Soldier squad tied together by deaths, rape

? On March 12, a 15-year-old Iraqi girl was raped, and she and her father, mother and sister were gunned down in their home.

Three months later, three U.S. soldiers were slain by insurgents. One was shot and two others were kidnapped, killed and their bodies mutilated in what a group linked to al-Qaida declared was retribution for the attack on the Iraqi family.

Four soldiers and one former soldier have now been charged in connection with the rape and homicides. Another soldier has been charged with failing to report the incident.

One of the questions surrounding two of the most dreadful incidents of the war is whether they are connected. Did the alleged rape and murder of Iraqi civilians by U.S. troops beget the torture and slaying of their own comrades?

Earlier this month, al-Qaida in Iraq posted a gruesome video on the Internet showing the soldiers’ disfigured bodies, and said they were executed to “avenge” the rape and homicides. Army investigators deny al-Qaida’s claims and say there is no connection between the incidents, though military spokesmen did not respond to questions last week about why they believe that.

Soldiers connected

Whether or not the episodes are connected, it is clear the soldiers themselves were connected, bound by their experiences in combat. Members of the same unit, many of them were friends with one another. The alleged rape and homicides came to light, investigators said, only when some of the soldiers underwent a “combat stress debriefing” prompted by the deaths of the three soldiers.

The soldiers were all members of 1st Platoon, B Company, 1st Battalion, 502nd Infantry Regiment, assigned to the 101st Airborne Division.

“There’s nine guys on a squad,” said Nancy Hess, mother of Pfc. Jesse Spielman, 21, who is one of the five charged in the crimes. “Three of them were killed. Six of them are being charged.”

The three were Spec. David Babineau, shot during an ambush in which Pfc. Kristian Menchaca and Pfc. Thomas Tucker were kidnapped. Menchaca was found with his throat slit, and he was so badly beaten he was unrecognizable. Tucker had been beheaded.

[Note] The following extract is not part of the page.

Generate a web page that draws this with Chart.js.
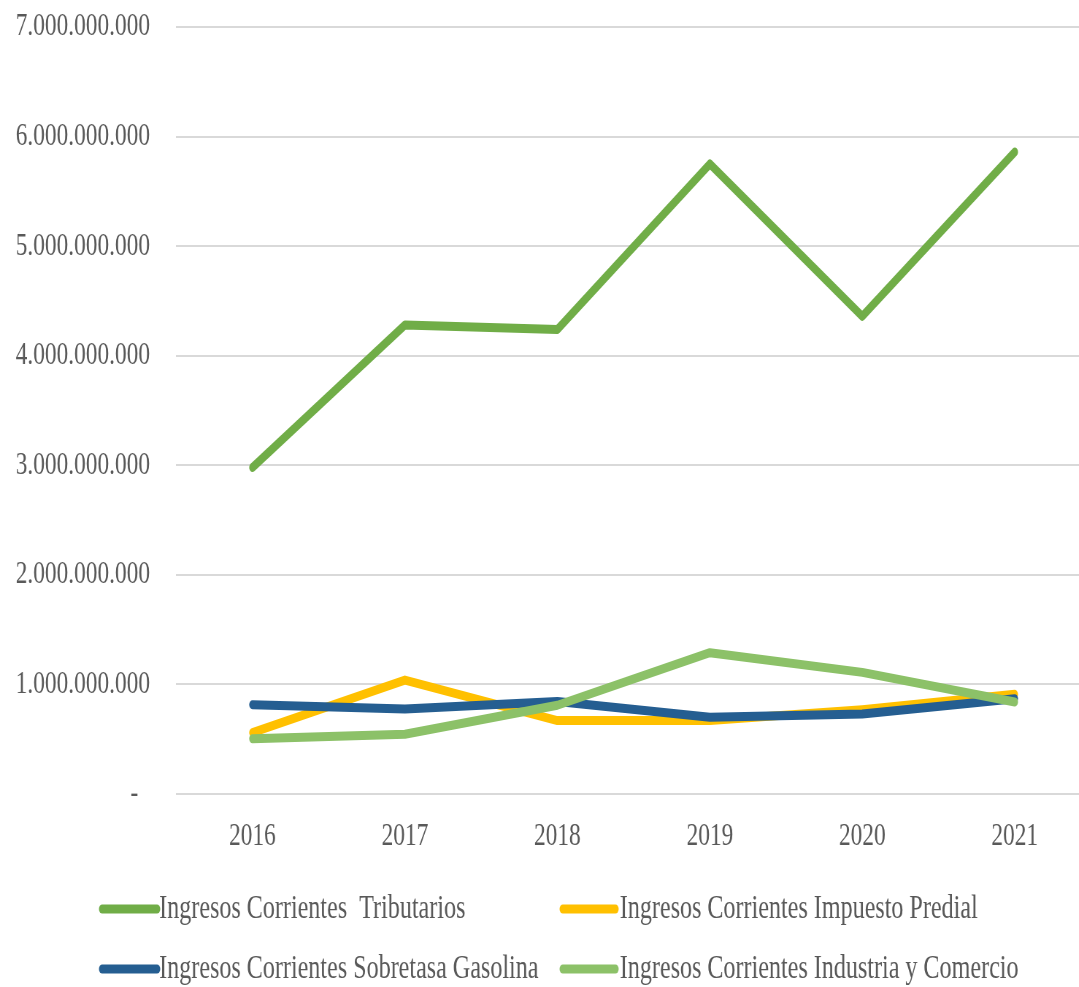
<!DOCTYPE html>
<html>
<head>
<meta charset="utf-8">
<script src="https://cdn.jsdelivr.net/npm/chart.js@4.4.1/dist/chart.umd.min.js"></script>
<style>
  html, body { margin: 0; padding: 0; background: #ffffff; overflow: hidden; width: 1079px; height: 987px; }
  #wrap { position: absolute; left: 0; top: 0; width: 1500px; height: 987px; transform: scaleX(0.73); transform-origin: 0 0; }
  canvas { display: block; }
</style>
</head>
<body>
<div id="wrap"><canvas id="c" width="1500" height="987"></canvas></div>
<script>
const categories = ['2016', '2017', '2018', '2019', '2020', '2021'];
const seriesNames = [
  'Ingresos Corrientes  Tributarios',
  'Ingresos Corrientes Impuesto Predial',
  'Ingresos Corrientes Sobretasa Gasolina',
  'Ingresos Corrientes Industria y Comercio'
];
const tributarios = [2980000000, 4280000000, 4240000000, 5750000000, 4360000000, 5860000000];
const predial     = [560000000, 1040000000, 670000000, 670000000, 770000000, 910000000];
const gasolina    = [815000000, 775000000, 845000000, 700000000, 730000000, 870000000];
const industria   = [505000000, 545000000, 810000000, 1290000000, 1110000000, 840000000];
const yTickLabels = ['-  ', '1.000.000.000', '2.000.000.000', '3.000.000.000', '4.000.000.000', '5.000.000.000', '6.000.000.000', '7.000.000.000'];

const colors = ['#70AD47', '#FFC000', '#255E91', '#8CC168'];
const FONT = '"Liberation Serif", "Times New Roman", serif';
const TEXT = '#595959';

const legendPlugin = {
  id: 'gridLegend',
  afterDraw(chart) {
    const ctx = chart.ctx;
    const cols = [{ x1: 140, x2: 215, tx: 218 }, { x1: 771, x2: 843, tx: 849 }];
    const rows = [{ ly: 909, ty: 918 }, { ly: 969, ty: 978 }];
    ctx.save();
    chart.data.datasets.forEach((ds, i) => {
      const c = cols[i % 2], r = rows[Math.floor(i / 2)];
      ctx.strokeStyle = ds.borderColor;
      ctx.lineWidth = 9;
      ctx.lineCap = 'round';
      ctx.beginPath();
      ctx.moveTo(c.x1, r.ly);
      ctx.lineTo(c.x2, r.ly);
      ctx.stroke();
      ctx.fillStyle = TEXT;
      ctx.font = '33px ' + FONT;
      ctx.textBaseline = 'alphabetic';
      ctx.textAlign = 'left';
      ctx.fillText(ds.label, c.tx, r.ty);
    });
    ctx.restore();
  }
};

const allSeries = [tributarios, predial, gasolina, industria];
new Chart(document.getElementById('c'), {
  type: 'line',
  data: {
    labels: categories,
    datasets: allSeries.map((d, i) => ({
      label: seriesNames[i],
      data: d,
      borderColor: colors[i],
      backgroundColor: colors[i],
      borderWidth: 9,
      pointRadius: 0,
      tension: 0,
      fill: false,
      borderJoinStyle: 'round',
      borderCapStyle: 'round',
      order: 4 - i
    }))
  },
  options: {
    responsive: false,
    animation: false,
    devicePixelRatio: 1,
    layout: { padding: { top: 27, right: 5.5, bottom: 0, left: 0 } },
    plugins: { legend: { display: false }, tooltip: { enabled: false } },
    scales: {
      x: {
        type: 'category',
        offset: true,
        grid: { display: false, drawTicks: false },
        border: { display: false },
        ticks: { color: TEXT, font: { family: FONT, size: 32 }, padding: 23, maxRotation: 0 },
        afterFit(scale) { scale.height = 193; }
      },
      y: {
        min: 0,
        max: 7000000000,
        grid: { color: '#D9D9D9', lineWidth: 2, drawTicks: false },
        border: { display: false },
        ticks: {
          stepSize: 1000000000,
          color: TEXT,
          font: { family: FONT, size: 32 },
          padding: 36,
          callback: (v, i) => yTickLabels[i]
        },
        afterFit(scale) {
          scale.width = 241.4;
          scale.paddingTop = 0;
          scale.paddingBottom = 0;
        }
      }
    }
  },
  plugins: [legendPlugin]
});
</script>
</body>
</html>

In addition to Spielman, those charged are Sgt. Paul Cortez, Spec. James Barker, Pfc. Bryan Howard and a former private, Steven Green, who had been discharged from the military for a personality disorder. Sgt. Anthony Yribe has been charged for failing to report the incident.

Alleged rape, murders

Three months earlier, on March 12, soldiers from their platoon were drinking alcohol against orders and decided to rape the Iraqi girl they had seen pass through their checkpoint, authorities said. The girl and her family lived nearby, and the soldiers went into the house, raped the girl, shot the family and set the house on fire, according to the charges. Initially, they told their superiors insurgents had killed the family.

Despite the terrible crime with which they are charged, the soldiers were in many ways typical military recruits, friends and relatives said.

Some had had brushes with the law. Others had left high school. They went by nicknames such as Vanilla, Bunky and the No-Town Soldier. They came from little towns and small cities. On their MySpace pages, they played heavy metal music, appeared brash, fantasized about one-night stands with movie stars, boasted about their cars and talked trash about their enemies in Iraq.

The soldiers

Spielman’s friends in his home town of Chambersburg, Pa., told the local newspaper he was a fun-loving young man nicknamed “Vanilla” after, on a dare, he cut his hair to look like 1990s pop star Vanilla Ice. A 2002 high school graduate, he took technical courses in high school and made the honor roll his senior year, they said.

Green’s life was apparently the most troubled of all the indicted. Raised mostly in Midland, Texas, his parents divorced when he was 4. When he was 15, his mother was jailed for six months for drunken driving. Two years later, Green dropped out of Coleman High School, an institution for students who have trouble in regular school. Days before he joined the Army last year, Green spent three days in custody after being arrested for underage possession of alcohol. Previously, he had been arrested for possession of drug paraphernalia.

Green received an honorable discharge and left the army in mid-May after 11 months. He was discharged because of an “anti-social personality disorder,” according to military officials and court documents, although officials said his discharge was not related to the alleged crime.

Barker, 23, was raised a Jehovah’s Witness in Fresno, Calif. Barker worked as a go-cart attendant before joining the Army, his friends said. He has two children with a wife he is divorcing, and a newborn at home with a girlfriend. Friends call him “Bunky.”

Friends described Cortez as a quiet man of deeply religious beliefs who favored skateboarding and track in the Southern California town of Barstow, where he was raised. Cortez’s mother, Pat Adams, raised her son in motels in the area and lives in one now. She declined to speak with reporters.

Bryan Howard spent his high school years in JROTC, where he excelled, his father said.

Howard’s friend in JROTC, Michael Doke, said Howard “showed up early every day and reported in after school. We also did color guard together and went to basketball games and football games to do the flag.”